PA 12, 235 Continental engine engine.

Probably an old Navy pilot, caught the wrong arresting wire.
 
The wire he caught is the static wire
I know **** about hi-lines so don't think I'm challenging you - I'm not.
I just like to learn about elek-city!

Is it true that being in contact with the static cable, the airplane must have been able to completely clear the power-carrying ones? Otherwise kaboom? Even if fabric and wood?
So a wing is not resting on a power cable in the photo, and somehow it flopped over, missing the power cables?
 
They were discussing the MDA when the conversation suddenly became moot ...

I wonder which one of them had been right :D

That would be something of a definitive "I told you so".
 
So the headline says "...leaves pilot dead" and the body of the article says he walked away with no injuries...

Is he a member of the Walking Dead?
 
I don't think it counts as a landing until it touches down on the ground. Heck, he could have logged PIC time hanging there until he actually got out of the plane when he was no longer operating the controls. Maybe he should leave that log entry open until they get it down.
 
There is a question about whether there was contact with the power carrying wires in the topic event.

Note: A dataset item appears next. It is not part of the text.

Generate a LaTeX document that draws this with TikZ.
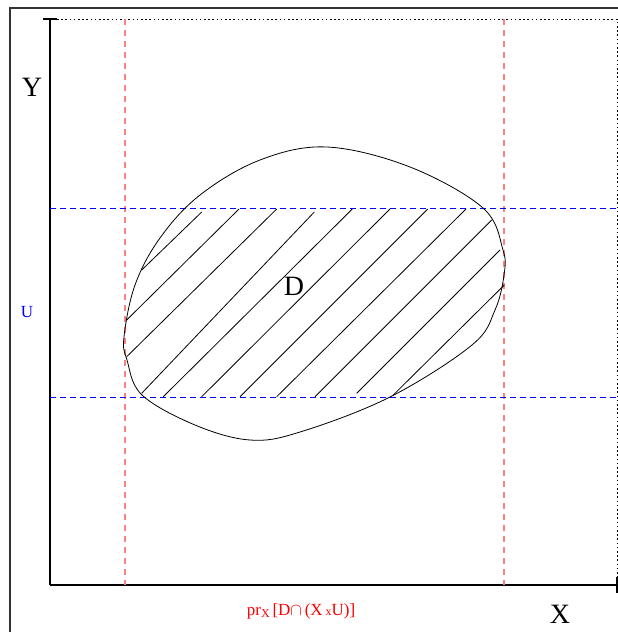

It is possible that no such contact occurred, but unlikely. The metal extension of the wooden pole is tall, and bent over enough, that he plane may to be out of contact. In the dynamics of the event, the lane almost certainly swung into the power wires, resulting in the line protection ground detection relays tripping the breaker feeding the line, and then swung free. The relays and breaker trips for ground faults are very fast, and the damage to the plane might be trivial, or severe, depending on which portion of the plane came in contact first. The plane seems to be in contact with one of the high voltage power cables, in addition to the grounded static wire, so the feeder relays should have re-tripped, and locked out the feeder.

If the feeder was re-closed, with the plane out of contact, it would stay energized, providing a trap for any one trying to get the pilot down, unless they called the power company and arranged for the power to be turned off.

By contrast, if a plane comes down on two conductors, not a ground, the relays that trip the breaker are set 10 to 100 times as high as the ground relays, and substantial damage is sure to result.

Regardless, the wise pilot remains seat belted in place until rescuers are there, with proper equipment to get him down.

A Ripley's "Believe it or not" that happened at our power company many years ago, a plane made a sliding contact with a 230,000 volt line, leaving visible paint on the conductor, and causing a ground fault trip. The plane was red and white. The surrounding area was searched, first on the ground, then from the air, and no sign of a wrecked plane was found. No plane was reported missing, and no one reported damage to their plane. We have no idea how that plane completed a circuit from the line to ground, passed enough current to trip the line, and was still flyable. The paint seemed most likely to have come from a wing, as the surface the paint came from was smooth. Somebody was amazing lucky.